## BEGIN
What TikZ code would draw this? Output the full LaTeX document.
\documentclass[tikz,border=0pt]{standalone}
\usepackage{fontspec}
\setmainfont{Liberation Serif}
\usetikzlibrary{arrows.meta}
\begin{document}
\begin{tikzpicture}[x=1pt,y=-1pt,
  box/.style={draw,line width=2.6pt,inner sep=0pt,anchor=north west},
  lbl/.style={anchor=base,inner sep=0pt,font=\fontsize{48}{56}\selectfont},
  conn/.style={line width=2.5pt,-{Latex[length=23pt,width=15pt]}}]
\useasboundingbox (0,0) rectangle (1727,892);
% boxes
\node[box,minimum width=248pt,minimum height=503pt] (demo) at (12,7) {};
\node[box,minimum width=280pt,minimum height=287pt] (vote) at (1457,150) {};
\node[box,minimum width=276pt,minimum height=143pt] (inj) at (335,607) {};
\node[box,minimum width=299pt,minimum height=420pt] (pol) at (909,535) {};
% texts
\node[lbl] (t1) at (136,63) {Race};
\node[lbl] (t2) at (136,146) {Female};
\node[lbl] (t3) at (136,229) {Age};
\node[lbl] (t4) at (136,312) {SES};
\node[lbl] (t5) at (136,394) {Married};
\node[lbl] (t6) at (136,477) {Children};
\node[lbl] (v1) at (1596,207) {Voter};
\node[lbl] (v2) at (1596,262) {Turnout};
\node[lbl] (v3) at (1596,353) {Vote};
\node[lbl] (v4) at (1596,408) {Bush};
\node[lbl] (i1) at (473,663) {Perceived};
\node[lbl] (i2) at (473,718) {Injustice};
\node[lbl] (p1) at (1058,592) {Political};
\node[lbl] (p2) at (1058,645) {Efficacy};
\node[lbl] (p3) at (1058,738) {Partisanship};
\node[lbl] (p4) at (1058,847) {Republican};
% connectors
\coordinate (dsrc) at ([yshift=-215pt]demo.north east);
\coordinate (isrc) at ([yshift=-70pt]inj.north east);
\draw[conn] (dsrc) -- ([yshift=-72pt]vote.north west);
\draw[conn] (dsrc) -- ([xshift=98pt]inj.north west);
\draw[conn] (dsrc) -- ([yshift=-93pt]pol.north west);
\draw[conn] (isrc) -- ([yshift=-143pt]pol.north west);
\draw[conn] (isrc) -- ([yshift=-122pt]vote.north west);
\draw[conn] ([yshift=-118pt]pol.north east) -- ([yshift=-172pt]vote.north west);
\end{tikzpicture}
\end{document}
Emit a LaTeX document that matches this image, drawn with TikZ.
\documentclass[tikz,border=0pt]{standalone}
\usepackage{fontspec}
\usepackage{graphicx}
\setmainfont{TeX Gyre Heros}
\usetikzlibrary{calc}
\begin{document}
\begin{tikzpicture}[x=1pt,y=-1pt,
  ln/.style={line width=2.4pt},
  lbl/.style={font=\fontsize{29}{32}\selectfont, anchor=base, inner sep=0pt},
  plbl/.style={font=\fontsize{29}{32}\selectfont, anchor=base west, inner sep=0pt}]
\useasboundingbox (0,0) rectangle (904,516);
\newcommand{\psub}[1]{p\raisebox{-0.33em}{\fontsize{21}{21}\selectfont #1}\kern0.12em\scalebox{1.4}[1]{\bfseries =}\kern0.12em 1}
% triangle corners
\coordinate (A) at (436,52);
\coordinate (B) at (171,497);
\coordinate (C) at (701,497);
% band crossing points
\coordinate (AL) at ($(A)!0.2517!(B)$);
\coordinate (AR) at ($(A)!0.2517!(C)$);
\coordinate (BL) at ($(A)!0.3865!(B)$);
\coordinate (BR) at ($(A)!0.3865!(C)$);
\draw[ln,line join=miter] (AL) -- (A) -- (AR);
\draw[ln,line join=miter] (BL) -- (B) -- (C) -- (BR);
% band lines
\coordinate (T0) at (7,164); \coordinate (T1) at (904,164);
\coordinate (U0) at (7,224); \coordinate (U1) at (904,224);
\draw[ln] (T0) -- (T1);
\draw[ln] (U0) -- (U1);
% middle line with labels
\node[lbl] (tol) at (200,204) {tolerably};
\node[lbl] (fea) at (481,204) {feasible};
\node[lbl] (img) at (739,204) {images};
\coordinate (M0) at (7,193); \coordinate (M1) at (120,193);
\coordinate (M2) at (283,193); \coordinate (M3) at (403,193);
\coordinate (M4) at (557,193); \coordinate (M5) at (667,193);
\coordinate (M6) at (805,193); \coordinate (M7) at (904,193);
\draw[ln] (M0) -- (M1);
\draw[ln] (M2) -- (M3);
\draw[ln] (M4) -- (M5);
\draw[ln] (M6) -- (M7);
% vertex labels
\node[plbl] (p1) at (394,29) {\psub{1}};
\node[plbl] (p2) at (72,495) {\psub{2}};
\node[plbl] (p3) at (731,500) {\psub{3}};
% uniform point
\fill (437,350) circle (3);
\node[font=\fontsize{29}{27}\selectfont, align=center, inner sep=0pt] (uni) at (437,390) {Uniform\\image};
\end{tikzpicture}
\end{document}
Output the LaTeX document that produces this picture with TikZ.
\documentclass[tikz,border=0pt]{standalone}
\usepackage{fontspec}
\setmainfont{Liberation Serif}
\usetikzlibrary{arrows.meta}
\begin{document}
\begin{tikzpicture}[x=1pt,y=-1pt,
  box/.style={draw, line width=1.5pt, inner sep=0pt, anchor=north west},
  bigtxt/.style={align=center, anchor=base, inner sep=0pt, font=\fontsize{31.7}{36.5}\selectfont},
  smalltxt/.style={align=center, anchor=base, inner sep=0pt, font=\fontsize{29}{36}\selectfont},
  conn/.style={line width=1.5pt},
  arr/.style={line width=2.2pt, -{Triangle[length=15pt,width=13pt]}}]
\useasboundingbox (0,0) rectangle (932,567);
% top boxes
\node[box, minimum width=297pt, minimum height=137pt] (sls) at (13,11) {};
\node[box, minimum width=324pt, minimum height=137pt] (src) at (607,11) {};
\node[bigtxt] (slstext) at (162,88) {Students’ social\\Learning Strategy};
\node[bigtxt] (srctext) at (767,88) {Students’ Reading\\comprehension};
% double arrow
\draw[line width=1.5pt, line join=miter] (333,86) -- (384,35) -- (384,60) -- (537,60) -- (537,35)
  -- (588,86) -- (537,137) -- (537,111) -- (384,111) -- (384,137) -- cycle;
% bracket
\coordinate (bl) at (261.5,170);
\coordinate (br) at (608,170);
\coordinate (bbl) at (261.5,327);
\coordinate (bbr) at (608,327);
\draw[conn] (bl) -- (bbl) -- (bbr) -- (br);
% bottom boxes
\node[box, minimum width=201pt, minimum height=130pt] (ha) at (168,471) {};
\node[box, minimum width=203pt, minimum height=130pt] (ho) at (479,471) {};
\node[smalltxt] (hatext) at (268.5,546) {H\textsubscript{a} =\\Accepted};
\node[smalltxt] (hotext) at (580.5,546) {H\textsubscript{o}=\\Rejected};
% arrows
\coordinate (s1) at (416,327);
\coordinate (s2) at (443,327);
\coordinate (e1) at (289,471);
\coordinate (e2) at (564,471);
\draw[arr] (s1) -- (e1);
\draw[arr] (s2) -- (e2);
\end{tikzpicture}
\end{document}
## END
Transcribe all of the entries without altering anything.

What TikZ code would draw this? Output the full LaTeX document.
\documentclass[tikz,border=0pt]{standalone}
\usepackage{fontspec}
\setmainfont{Liberation Serif}
\usetikzlibrary{arrows.meta}
\begin{document}
\begin{tikzpicture}[x=1pt,y=-1pt,
  box/.style={draw,line width=2.6pt,inner sep=0pt,anchor=north west},
  lbl/.style={anchor=base,inner sep=0pt,font=\fontsize{48}{56}\selectfont},
  conn/.style={line width=2.5pt,-{Latex[length=23pt,width=15pt]}}]
\useasboundingbox (0,0) rectangle (1727,892);
% boxes
\node[box,minimum width=248pt,minimum height=503pt] (demo) at (12,7) {};
\node[box,minimum width=280pt,minimum height=287pt] (vote) at (1457,150) {};
\node[box,minimum width=276pt,minimum height=143pt] (inj) at (335,607) {};
\node[box,minimum width=299pt,minimum height=420pt] (pol) at (909,535) {};
% texts
\node[lbl] (t1) at (136,63) {Race};
\node[lbl] (t2) at (136,146) {Female};
\node[lbl] (t3) at (136,229) {Age};
\node[lbl] (t4) at (136,312) {SES};
\node[lbl] (t5) at (136,394) {Married};
\node[lbl] (t6) at (136,477) {Children};
\node[lbl] (v1) at (1596,207) {Voter};
\node[lbl] (v2) at (1596,262) {Turnout};
\node[lbl] (v3) at (1596,353) {Vote};
\node[lbl] (v4) at (1596,408) {Bush};
\node[lbl] (i1) at (473,663) {Perceived};
\node[lbl] (i2) at (473,718) {Injustice};
\node[lbl] (p1) at (1058,592) {Political};
\node[lbl] (p2) at (1058,645) {Efficacy};
\node[lbl] (p3) at (1058,738) {Partisanship};
\node[lbl] (p4) at (1058,847) {Republican};
% connectors
\coordinate (dsrc) at ([yshift=-215pt]demo.north east);
\coordinate (isrc) at ([yshift=-70pt]inj.north east);
\draw[conn] (dsrc) -- ([yshift=-72pt]vote.north west);
\draw[conn] (dsrc) -- ([xshift=98pt]inj.north west);
\draw[conn] (dsrc) -- ([yshift=-93pt]pol.north west);
\draw[conn] (isrc) -- ([yshift=-143pt]pol.north west);
\draw[conn] (isrc) -- ([yshift=-122pt]vote.north west);
\draw[conn] ([yshift=-118pt]pol.north east) -- ([yshift=-172pt]vote.north west);
\end{tikzpicture}
\end{document}
Emit a LaTeX document that matches this image, drawn with TikZ.
\documentclass[tikz,border=0pt]{standalone}
\usepackage{fontspec}
\usepackage{graphicx}
\setmainfont{TeX Gyre Heros}
\usetikzlibrary{calc}
\begin{document}
\begin{tikzpicture}[x=1pt,y=-1pt,
  ln/.style={line width=2.4pt},
  lbl/.style={font=\fontsize{29}{32}\selectfont, anchor=base, inner sep=0pt},
  plbl/.style={font=\fontsize{29}{32}\selectfont, anchor=base west, inner sep=0pt}]
\useasboundingbox (0,0) rectangle (904,516);
\newcommand{\psub}[1]{p\raisebox{-0.33em}{\fontsize{21}{21}\selectfont #1}\kern0.12em\scalebox{1.4}[1]{\bfseries =}\kern0.12em 1}
% triangle corners
\coordinate (A) at (436,52);
\coordinate (B) at (171,497);
\coordinate (C) at (701,497);
% band crossing points
\coordinate (AL) at ($(A)!0.2517!(B)$);
\coordinate (AR) at ($(A)!0.2517!(C)$);
\coordinate (BL) at ($(A)!0.3865!(B)$);
\coordinate (BR) at ($(A)!0.3865!(C)$);
\draw[ln,line join=miter] (AL) -- (A) -- (AR);
\draw[ln,line join=miter] (BL) -- (B) -- (C) -- (BR);
% band lines
\coordinate (T0) at (7,164); \coordinate (T1) at (904,164);
\coordinate (U0) at (7,224); \coordinate (U1) at (904,224);
\draw[ln] (T0) -- (T1);
\draw[ln] (U0) -- (U1);
% middle line with labels
\node[lbl] (tol) at (200,204) {tolerably};
\node[lbl] (fea) at (481,204) {feasible};
\node[lbl] (img) at (739,204) {images};
\coordinate (M0) at (7,193); \coordinate (M1) at (120,193);
\coordinate (M2) at (283,193); \coordinate (M3) at (403,193);
\coordinate (M4) at (557,193); \coordinate (M5) at (667,193);
\coordinate (M6) at (805,193); \coordinate (M7) at (904,193);
\draw[ln] (M0) -- (M1);
\draw[ln] (M2) -- (M3);
\draw[ln] (M4) -- (M5);
\draw[ln] (M6) -- (M7);
% vertex labels
\node[plbl] (p1) at (394,29) {\psub{1}};
\node[plbl] (p2) at (72,495) {\psub{2}};
\node[plbl] (p3) at (731,500) {\psub{3}};
% uniform point
\fill (437,350) circle (3);
\node[font=\fontsize{29}{27}\selectfont, align=center, inner sep=0pt] (uni) at (437,390) {Uniform\\image};
\end{tikzpicture}
\end{document}
Output the LaTeX document that produces this picture with TikZ.
\documentclass[tikz,border=0pt]{standalone}
\usepackage{fontspec}
\setmainfont{Liberation Serif}
\usetikzlibrary{arrows.meta}
\begin{document}
\begin{tikzpicture}[x=1pt,y=-1pt,
  box/.style={draw, line width=1.5pt, inner sep=0pt, anchor=north west},
  bigtxt/.style={align=center, anchor=base, inner sep=0pt, font=\fontsize{31.7}{36.5}\selectfont},
  smalltxt/.style={align=center, anchor=base, inner sep=0pt, font=\fontsize{29}{36}\selectfont},
  conn/.style={line width=1.5pt},
  arr/.style={line width=2.2pt, -{Triangle[length=15pt,width=13pt]}}]
\useasboundingbox (0,0) rectangle (932,567);
% top boxes
\node[box, minimum width=297pt, minimum height=137pt] (sls) at (13,11) {};
\node[box, minimum width=324pt, minimum height=137pt] (src) at (607,11) {};
\node[bigtxt] (slstext) at (162,88) {Students’ social\\Learning Strategy};
\node[bigtxt] (srctext) at (767,88) {Students’ Reading\\comprehension};
% double arrow
\draw[line width=1.5pt, line join=miter] (333,86) -- (384,35) -- (384,60) -- (537,60) -- (537,35)
  -- (588,86) -- (537,137) -- (537,111) -- (384,111) -- (384,137) -- cycle;
% bracket
\coordinate (bl) at (261.5,170);
\coordinate (br) at (608,170);
\coordinate (bbl) at (261.5,327);
\coordinate (bbr) at (608,327);
\draw[conn] (bl) -- (bbl) -- (bbr) -- (br);
% bottom boxes
\node[box, minimum width=201pt, minimum height=130pt] (ha) at (168,471) {};
\node[box, minimum width=203pt, minimum height=130pt] (ho) at (479,471) {};
\node[smalltxt] (hatext) at (268.5,546) {H\textsubscript{a} =\\Accepted};
\node[smalltxt] (hotext) at (580.5,546) {H\textsubscript{o}=\\Rejected};
% arrows
\coordinate (s1) at (416,327);
\coordinate (s2) at (443,327);
\coordinate (e1) at (289,471);
\coordinate (e2) at (564,471);
\draw[arr] (s1) -- (e1);
\draw[arr] (s2) -- (e2);
\end{tikzpicture}
\end{document}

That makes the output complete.